Since the clocks went back I’ve been fighting a spate of winter bugs. So even if I’ve had the time to sew, I’ve been opting for my bed. I’m slowly working on H’s Christmas dress, as we’re on a deadline with that one. But everything else can wait until I feel like I can come out of hibernation.
I thought I’d document my thoughts on my sewing heritage, as I often ponder it when I am at the machine.
In my life, I like things minimal. I don’t like to have clutter and I’m not one to keep many things for sentimental reasons. But sometimes a few objects survive. Lately however, I have been pondering gifts from the past that don’t have a physical form. I’m not going all ghostbusters here, I just mean things that are passed on through your genes.
I never knew my maternal grandmother, but I think of her often when I sew. I know from my mum that she was a talented seamstress and could cover a sofa after one look at it. I think she also enjoyed sewing too as well as using it to help pay the bills. Her sister-in-law, my Great Aunt, taught classes in sewing as a hobby and it’s thanks to her legacy that I could buy my beloved Pfaff all-singing-all-dancing sewing machine. Two generations ago, all women sewed their own, my mum sewed her own; my generation is somewhat clueless.
My mum certainly didn’t love to sew, but could do so. I have always hankered after being able to sew, in fact my pin cushion is the same one I made when I was really young. So as well as the soft toys in one day childhood sewing I did as explained here. In my later teens, my mum let me sew on her mums Jones machine. She didn’t like it when I cranked the handle as fast as I could; I didn’t like it when the bobbin ran out – lord knows how you re threaded it. Later in my teens mum showed me how to lay out a pattern and line up with the grain properly. She bought me a dressmakers dummy for one of my birthdays (only used for its proper purpose about 2 months ago!) I think I bought my lovely vintage machine then too. Mum explained the terminology in the patterns and helped through gritted teeth. But I never really got the hang of sewing and anything I did was never truly wearable. Looking back at the patterns that I used, I am not surprised – I wouldn’t wear that dowdy sh*t now either. Thank goodness for independent pattern makers of the 21st century.
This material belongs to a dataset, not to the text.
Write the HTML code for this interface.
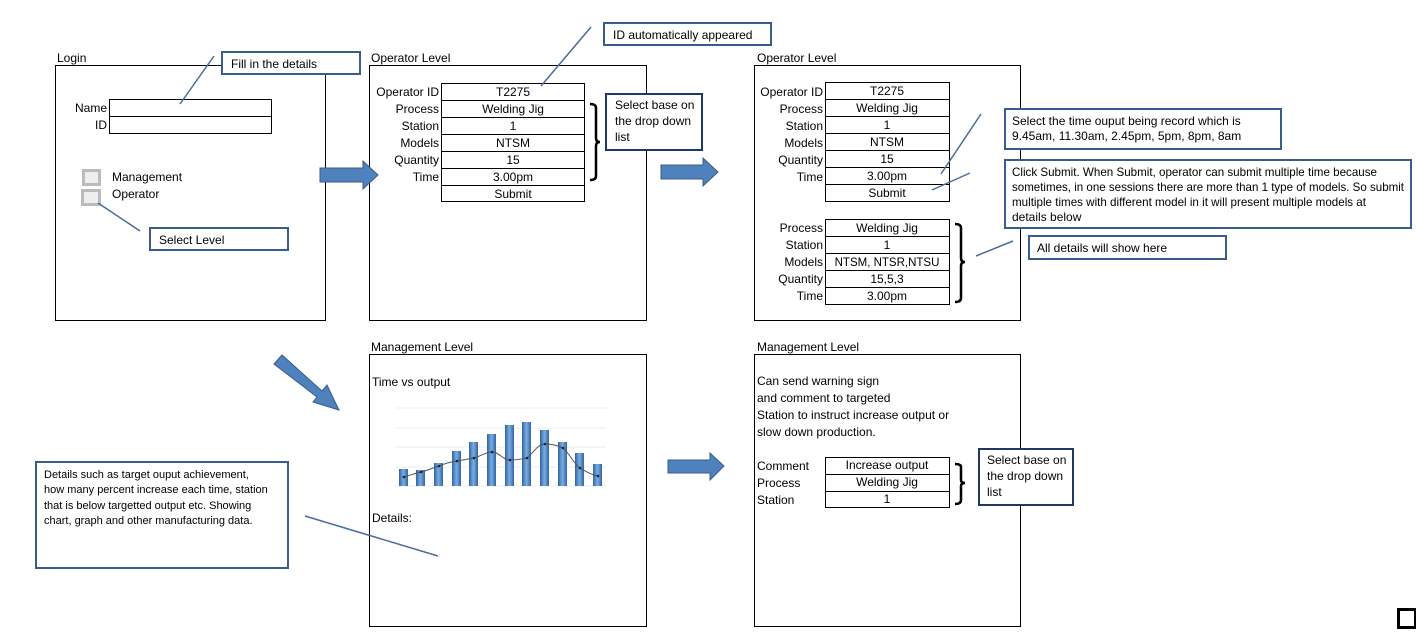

My mum’s not on my doorstep so everything I have learned about sewing comes from books, the internet and YouTube! But sometimes I wonder, has anything passed on though the genes? Since day one I’ve always wanted a great finish on the inside – my fake overlocking stitch brings me disproportionate joy. There have been times when I’ve done something and then thought, how did I know to do that? For example, I thread outside threads back into the inside by hand with a needle. I don’t remember reading about this technique nor do I remember deciding to start doing it. Finally, after years and years of wishing I could sew, I realised when watching the god-awful-but-compelling Project Runway All Stars, that for the first time ever, I can actually say I am able to make clothes. I can make clothes and wear at least 50% of them.
I know that my daughter won’t like sewing already. She just won’t. Its sod’s law. But aswell as thinking back to the sewing ladies and upholstering gents that are in my ancestry, I also dream about the future. Of teaching H to sew, starting her little sewing kit, letting her sift through the button box that we all remember doing as a child. I’d love to make her outfits that reflect her passion of the moment, help her design party dresses or god-forbid some kind of EMO-gothic cloak. It’s wonderful when she sits on my lap helping to feed through the fabric when I’m sewing. My biggest dream is that we’ll have a studio and sit side by side talking for hours. I already know how very unlikely this will be.
It is desperately sad how all this sewing heritage that we have is disappearing. My great-aunt made this dress completely by hand. Even the smocking. It’s flawless! Look at the reverse – did I get my clean inside obsession from her? It was a gift for one of us as a baby. Can you imagine the love and good intention that is in each stitch? You can’t pass that on with a cute outfit from Mothercare. For my mum and the women (and men) before her – making your clothes was a necessity. For me it’s a hobby and for my daughter, who knows? But along the way it is desperately sad to lose the skills, knowledge and love that accumulate in one garment. I do hope we can keep it going.
As alway, I’d love to read your comments. Fingers crossed for a healthy Christmas holiday and tonnes of time to sew!